[Task objective] Give the listing again character for character, but drop the images.

─── Material

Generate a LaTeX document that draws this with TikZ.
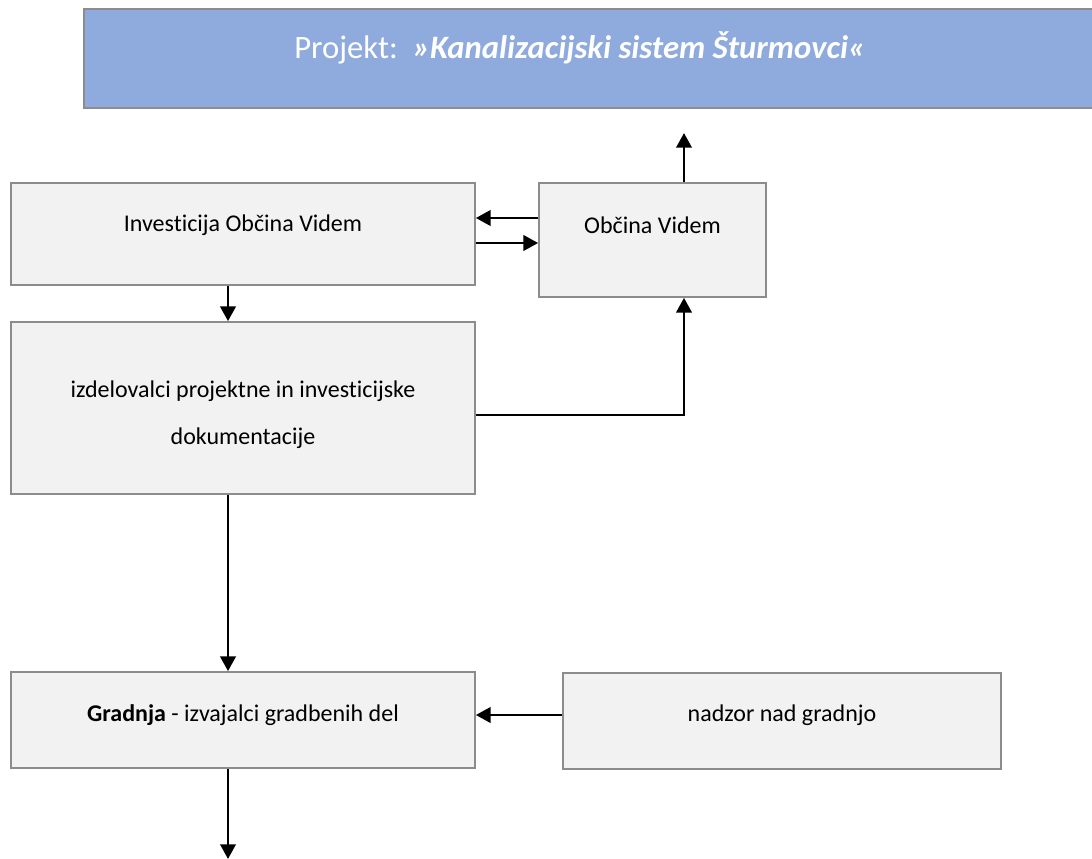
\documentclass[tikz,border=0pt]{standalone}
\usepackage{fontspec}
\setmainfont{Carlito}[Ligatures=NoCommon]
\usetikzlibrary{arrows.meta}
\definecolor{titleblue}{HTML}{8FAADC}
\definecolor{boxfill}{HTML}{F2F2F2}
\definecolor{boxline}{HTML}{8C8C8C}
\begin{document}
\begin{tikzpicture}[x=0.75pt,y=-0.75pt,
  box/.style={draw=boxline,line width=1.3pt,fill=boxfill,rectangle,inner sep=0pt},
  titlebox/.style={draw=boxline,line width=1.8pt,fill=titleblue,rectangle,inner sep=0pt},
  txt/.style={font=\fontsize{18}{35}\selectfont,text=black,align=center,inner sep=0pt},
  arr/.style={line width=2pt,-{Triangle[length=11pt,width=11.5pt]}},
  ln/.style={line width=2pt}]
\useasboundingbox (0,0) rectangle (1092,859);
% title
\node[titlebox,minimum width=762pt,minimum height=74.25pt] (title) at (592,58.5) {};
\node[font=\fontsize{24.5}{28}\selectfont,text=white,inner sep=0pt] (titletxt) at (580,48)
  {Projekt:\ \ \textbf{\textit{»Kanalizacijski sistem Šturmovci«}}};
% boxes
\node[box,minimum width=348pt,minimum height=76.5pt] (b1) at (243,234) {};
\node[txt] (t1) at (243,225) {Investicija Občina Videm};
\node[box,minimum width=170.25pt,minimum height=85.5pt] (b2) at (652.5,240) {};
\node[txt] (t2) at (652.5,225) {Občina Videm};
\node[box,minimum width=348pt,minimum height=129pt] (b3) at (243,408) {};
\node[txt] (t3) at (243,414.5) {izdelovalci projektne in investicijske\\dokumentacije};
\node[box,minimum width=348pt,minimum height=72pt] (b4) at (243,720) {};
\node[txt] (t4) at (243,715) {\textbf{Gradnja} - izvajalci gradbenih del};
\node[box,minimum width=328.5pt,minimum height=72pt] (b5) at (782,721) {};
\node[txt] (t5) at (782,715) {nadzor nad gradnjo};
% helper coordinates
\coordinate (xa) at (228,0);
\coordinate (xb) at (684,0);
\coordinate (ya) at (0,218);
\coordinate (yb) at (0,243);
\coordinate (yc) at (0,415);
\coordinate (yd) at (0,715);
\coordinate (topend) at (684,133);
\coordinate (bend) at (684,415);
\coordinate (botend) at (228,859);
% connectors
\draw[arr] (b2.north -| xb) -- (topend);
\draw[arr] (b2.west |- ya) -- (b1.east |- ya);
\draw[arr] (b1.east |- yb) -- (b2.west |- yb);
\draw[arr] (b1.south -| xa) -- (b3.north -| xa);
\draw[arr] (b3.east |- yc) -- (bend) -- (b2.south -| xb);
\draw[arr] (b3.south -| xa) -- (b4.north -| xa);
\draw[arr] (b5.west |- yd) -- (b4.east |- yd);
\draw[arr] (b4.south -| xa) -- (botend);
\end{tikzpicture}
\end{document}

──────

[The solution]
Generate a LaTeX document that draws this with TikZ.
\documentclass[tikz,border=0pt]{standalone}
\usepackage{fontspec}
\setmainfont{Carlito}[Ligatures=NoCommon]
\usetikzlibrary{arrows.meta}
\definecolor{titleblue}{HTML}{8FAADC}
\definecolor{boxfill}{HTML}{F2F2F2}
\definecolor{boxline}{HTML}{8C8C8C}
\begin{document}
\begin{tikzpicture}[x=0.75pt,y=-0.75pt,
  box/.style={draw=boxline,line width=1.3pt,fill=boxfill,rectangle,inner sep=0pt},
  titlebox/.style={draw=boxline,line width=1.8pt,fill=titleblue,rectangle,inner sep=0pt},
  txt/.style={font=\fontsize{18}{35}\selectfont,text=black,align=center,inner sep=0pt},
  arr/.style={line width=2pt,-{Triangle[length=11pt,width=11.5pt]}},
  ln/.style={line width=2pt}]
\useasboundingbox (0,0) rectangle (1092,859);
% title
\node[titlebox,minimum width=762pt,minimum height=74.25pt] (title) at (592,58.5) {};
\node[font=\fontsize{24.5}{28}\selectfont,text=white,inner sep=0pt] (titletxt) at (580,48)
  {Projekt:\ \ \textbf{\textit{»Kanalizacijski sistem Šturmovci«}}};
% boxes
\node[box,minimum width=348pt,minimum height=76.5pt] (b1) at (243,234) {};
\node[txt] (t1) at (243,225) {Investicija Občina Videm};
\node[box,minimum width=170.25pt,minimum height=85.5pt] (b2) at (652.5,240) {};
\node[txt] (t2) at (652.5,225) {Občina Videm};
\node[box,minimum width=348pt,minimum height=129pt] (b3) at (243,408) {};
\node[txt] (t3) at (243,414.5) {izdelovalci projektne in investicijske\\dokumentacije};
\node[box,minimum width=348pt,minimum height=72pt] (b4) at (243,720) {};
\node[txt] (t4) at (243,715) {\textbf{Gradnja} - izvajalci gradbenih del};
\node[box,minimum width=328.5pt,minimum height=72pt] (b5) at (782,721) {};
\node[txt] (t5) at (782,715) {nadzor nad gradnjo};
% helper coordinates
\coordinate (xa) at (228,0);
\coordinate (xb) at (684,0);
\coordinate (ya) at (0,218);
\coordinate (yb) at (0,243);
\coordinate (yc) at (0,415);
\coordinate (yd) at (0,715);
\coordinate (topend) at (684,133);
\coordinate (bend) at (684,415);
\coordinate (botend) at (228,859);
% connectors
\draw[arr] (b2.north -| xb) -- (topend);
\draw[arr] (b2.west |- ya) -- (b1.east |- ya);
\draw[arr] (b1.east |- yb) -- (b2.west |- yb);
\draw[arr] (b1.south -| xa) -- (b3.north -| xa);
\draw[arr] (b3.east |- yc) -- (bend) -- (b2.south -| xb);
\draw[arr] (b3.south -| xa) -- (b4.north -| xa);
\draw[arr] (b5.west |- yd) -- (b4.east |- yd);
\draw[arr] (b4.south -| xa) -- (botend);
\end{tikzpicture}
\end{document}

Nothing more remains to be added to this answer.